Galoppsport zürnt über Steuerpläne in England: Droht dem Turf der „Todesstoß“? | ABC-Z

Fünf Rennen der höchsten Kategorie, rund fünf Millionen Euro Preisgeld: Der British Champions Day am Samstag auf der königlichen Pferderennbahn in Ascot bei London verspricht ein Festtag des Galoppsports zu werden – auf Augenhöhe mit dem Arc-Wochenende in Paris Anfang Oktober und dem Breeder’s Cup in den USA Ende des Monats.
Es ist der höchstdotierte Renntag auf der Insel, doch in Feierlaune ist die britische Turfszene nicht: Zu groß sind die Sorgen, dass der Haushaltsentwurf, den Schatzkanzlerin Rachel Reeves Ende November im Parlament vorstellen wird, dem britischen Rennsport erheblich schaden dürfte.
Kinder aus der Armut befreien
Vom „Todesstoß für die Rennen und die Wettbüros in den Einkaufsstraßen der Städte“, sprach bereits der Geschäftsführer der Buchmacherkette Jenningsbet, Greg Knight. Auf dem Labour-Parteitag vor drei Wochen hatte Reeves erklärt, die Wettbüros müssten ihren „fairen Steuer-Anteil“ bezahlen.
In welche Richtung es gehen dürfte, hatte der ehemalige Premierminister Gordon Brown, ebenfalls Labour, bereits in der Zeitung „Guardian“ angedeutet. Die Profite der Wettindustrie seien nicht hoch genug besteuert. Steuererhöhungen bei Glücksspielen und Buchmachern könnten drei Milliarden Pfund zusätzlich in die Staatskassen spülen, um eine halbe Million Kinder aus der Armut zu befreien, schrieb er.
Aktuell werden Pferdewetten mit 15 Prozent besteuert, Brown schlägt 21 Prozent und damit eine Angleichung an andere Glücksspielwetten vor. Demgegenüber betont die Vollblut-Industrie, dass tausende Jobs in Gefahr seien. Der britische Galopp-Verband BHA fürchtet, dass die Pläne von Brown über die nächsten fünf Jahre rund 400 Millionen Euro Wett-Umsatz kosten werden.

Führende Buchmacher wie Ladbrokes und Coral haben bereits angekündigt, ihre Investitionen im Königreich zu prüfen.
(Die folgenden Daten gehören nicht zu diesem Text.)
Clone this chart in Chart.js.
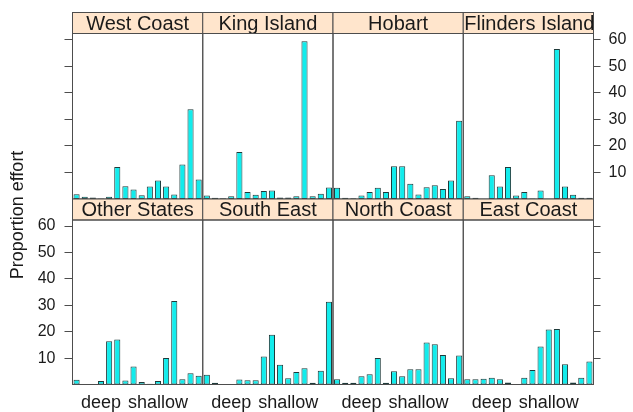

Auch wenn verstärkt im Internet gewettet wird, spielen die Buchmacher-Läden noch immer eine große Rolle. Sie bringen dem Rennsport wichtige Einnahmen durch Übertragungsrechte und eine gewisse Präsenz in der Öffentlichkeit außerhalb der Medien.
Fachorgan mit schwarzem Titelblatt
Wie ernst der Rennsport die Steuerpläne nimmt, zeigte der 10. September. An diesem Tag fand landesweit kein einziges Rennen statt – das erste Mal seit dem Zweiten Weltkrieg. Das Fachorgan „Racing Post“ trug ein schwarzes Titelblatt, vor dem House of Parliament protestierten unter anderem die Spitzenjockeys Oisin Murphy, Tom Marquand und Hollie Doyle. Zumindest Teile der regierenden Labour-Partei sympathisieren mit ihnen.
„Wir sollten schädlichere Formen von Glückspielen wie Online-Casinos oder einarmige Banditen höher besteuern“, sagt der Labour-Abgeordnete Alex Ballinger. Sie seien viel gefährlicher und süchtig machender als Galopprennen. „Traditionelle, historische Wetten wie beim Pferderennen, die zum Leben der Gemeinden beitragen, sollten nicht zusätzlich besteuert werden.“
Am Samstag richtet sich der Fokus aber erst einmal wieder auf den Sport, denn die Besetzung der fünf Gruppe-I-Rennen ist erstklassig, insbesondere in der wichtigsten Prüfung des Tages, den Champion Stakes über 2.000 Meter. Beste Chancen auf die rund 900.000 Euro Siegprämie hat der fünfjährige Calandagan.
Sein Trainer Francis-Henry Graffard hat bereits Anfang des Monats in Paris mit Daryz das wichtigste Galopprennen Europas, den Prix de l’Arc de Triomphe gewonnen und mit Calandagan im Juli den „Sommer-Arc“ in Ascot. Auch in Deutschland war er zuletzt höchst erfolgreich – mit Siegen in den Großen Preisen von Europa und Baden. Für den 48-jährigen Franzosen wäre ein weiterer Sieg in Ascot ein außergewöhnlicher Meilenstein seiner Karriere.